The proposed changes implement the payment deadlines from the PPCLA: a contractor must pay its subcontractors within 35 days and a subcontractor must pay its sub-subcontractors within 42 days. However, unlike in the PPCLA, the proposed amendments to the PWA require payment to be made "regardless of whether or not the Crown has made any payment to the contractor for the labour, equipment, material, or services described in the proper invoice provided to the contractor." They do not incorporate a requirement for the Crown to issue a Notice of Dispute for any disputed amounts in a proper invoice. Instead, the onus remains on the unpaid contractor or subcontractor to file a Notice of Claim. With that said, the proposed amendments remove the existing time periods within which a Notice of Claim must be filed, ostensibly to allow an unpaid contractor or sub-contractor to file a Notice of Claim as soon as the relevant payment deadline passes.

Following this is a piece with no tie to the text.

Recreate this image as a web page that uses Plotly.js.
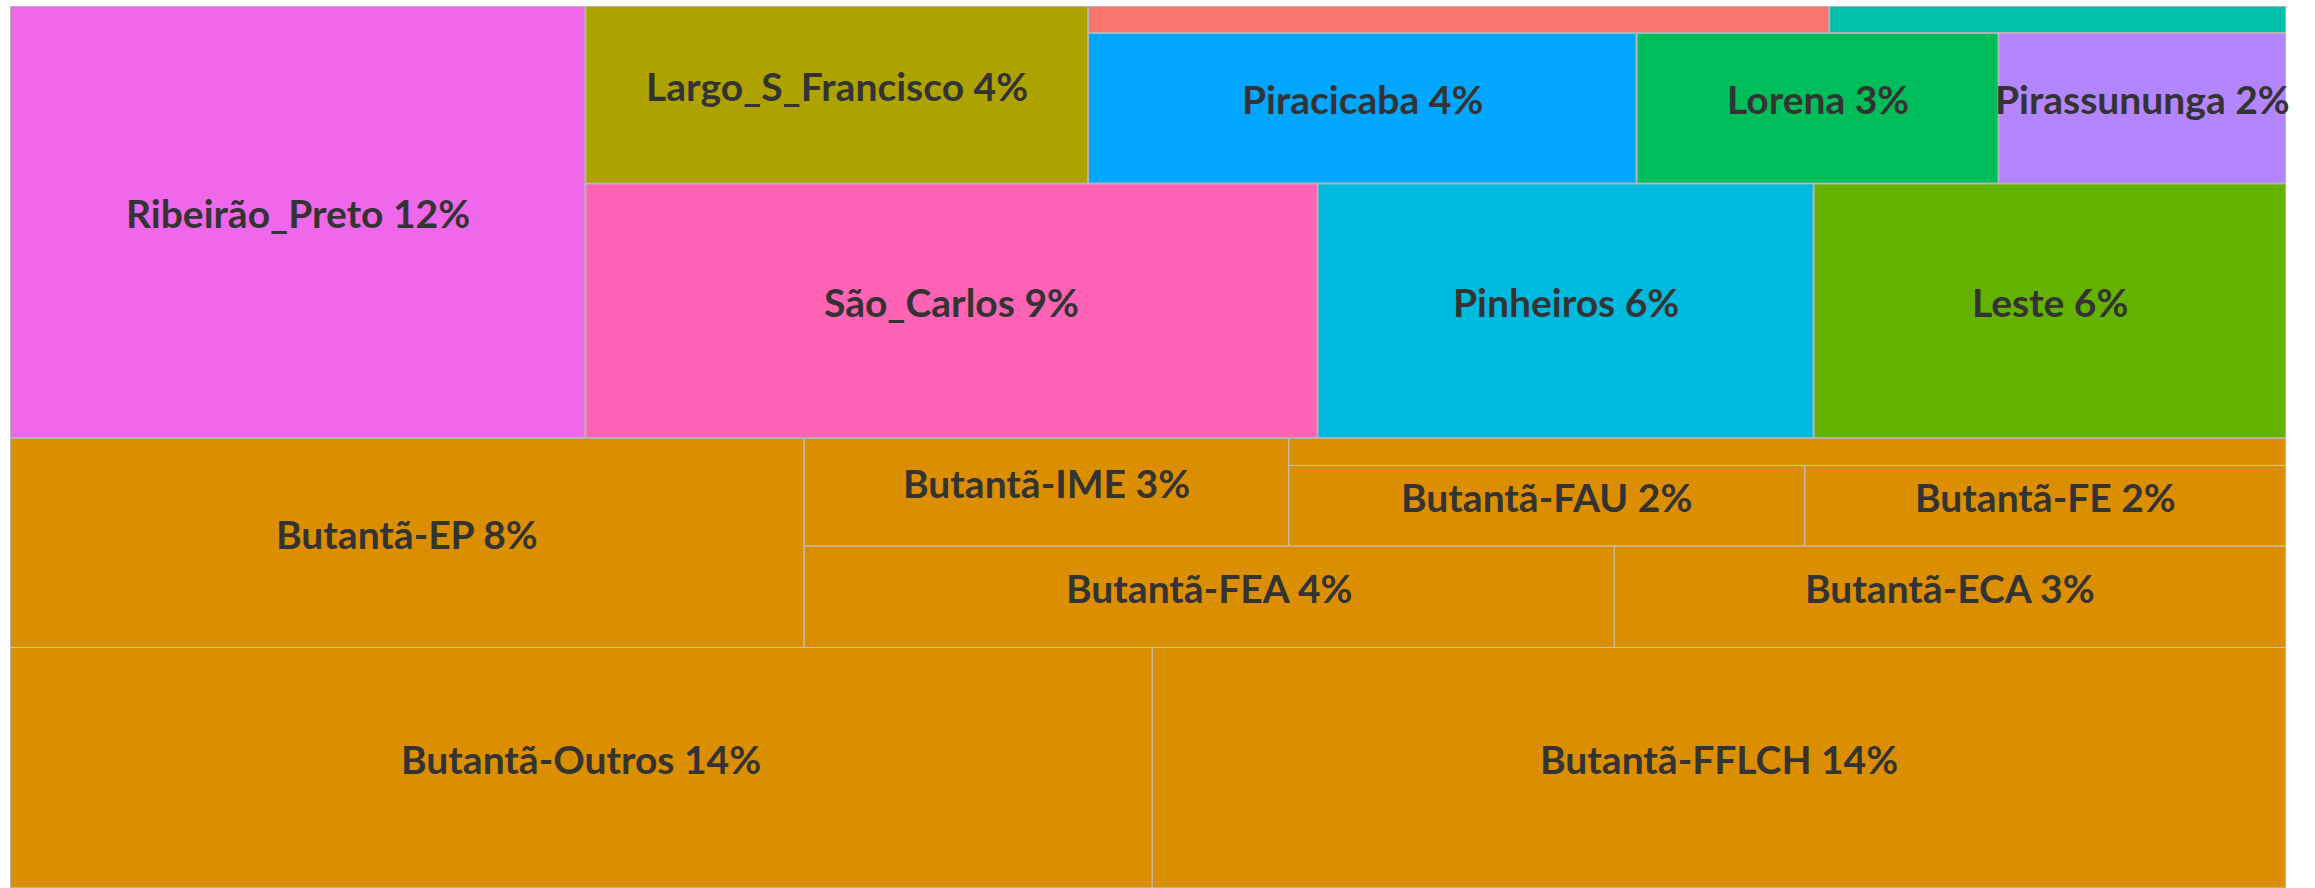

Adjudication in the PWA Context

Bill 30 proposes to incorporate into the PWA by reference the adjudication regime set out in the PPCLA, subject to some modifications. For instance, the proposed amendments contemplate a lengthy number of exceptions to the application of the adjudication regime, including for disputes that seek relief other than payment and any disputes for which the claimant seeks an order or declaration in respect of, inter alia, the validity of the termination of a contract, delay or modification of a construction schedule, or the achievement of a milestone date under the relevant contract. The proposed adjudication regime under the PWA also caps the amount claimed in any adjudication to $200,000.

No Waiver

Whereas the PWA does not presently prohibit agreements by parties to contract out of the remedies provided under the legislation, the proposed amendments contain the same waiver as is found in the current wording of the PPCLA. Presumably, this is to reinforce the mandatory nature of the proposed prompt payment and adjudication regimes, as applicable, on government projects.

The proposed incorporation of prompt payment and adjudication into the PWA is indeed a step in the right direction and may serve to assuage concerns about timely payment and effective dispute resolution on government projects. However, the proposed amendments, as they exist currently, fall short of fully addressing stakeholder concerns insofar as they fail to encompass P3 projects. While indeed such projects engage different considerations based on their complexity and the fact that they often include maintenance work, the absence of a uniform application of prompt payment and adjudication to all construction projects in Alberta, including P3 projects, renders the Minister’s attempts to “close the loop” on prompt payment and adjudication somewhat perfunctory.

Conclusion

Although the proposed amendments in Bill 30 are responsive to some industry concerns, they are unlikely to fully address issues regarding timely payment and the efficient resolution of construction disputes under both the PPCLA and the PWA. While some of these issues may be resolved through further judicial treatment, it is likely that additional legislative changes will be required to give fuller effect to the legislature’s intention.

 

[1]      Arcana Annual Report 2023 pp. 9.

[2]      Arcana Annual Report 2023 pp. 8.

[3]      See e.g. Welcome Homes Construction Inc v Atlas Granite Inc., 2024 ABKB 301 where the Alberta Court of King’s Bench parses the difference in wording between the Alberta adjudication provisions and the equivalent wording under Ontario’s Construction Act, RSO 1990, c C.30. The Court held that adjudicator determinations are “final and binding, unless…”, whereas determinations in Ontario are deemed to be “interim and binding, until...” due to the differing language used in their respective legislation.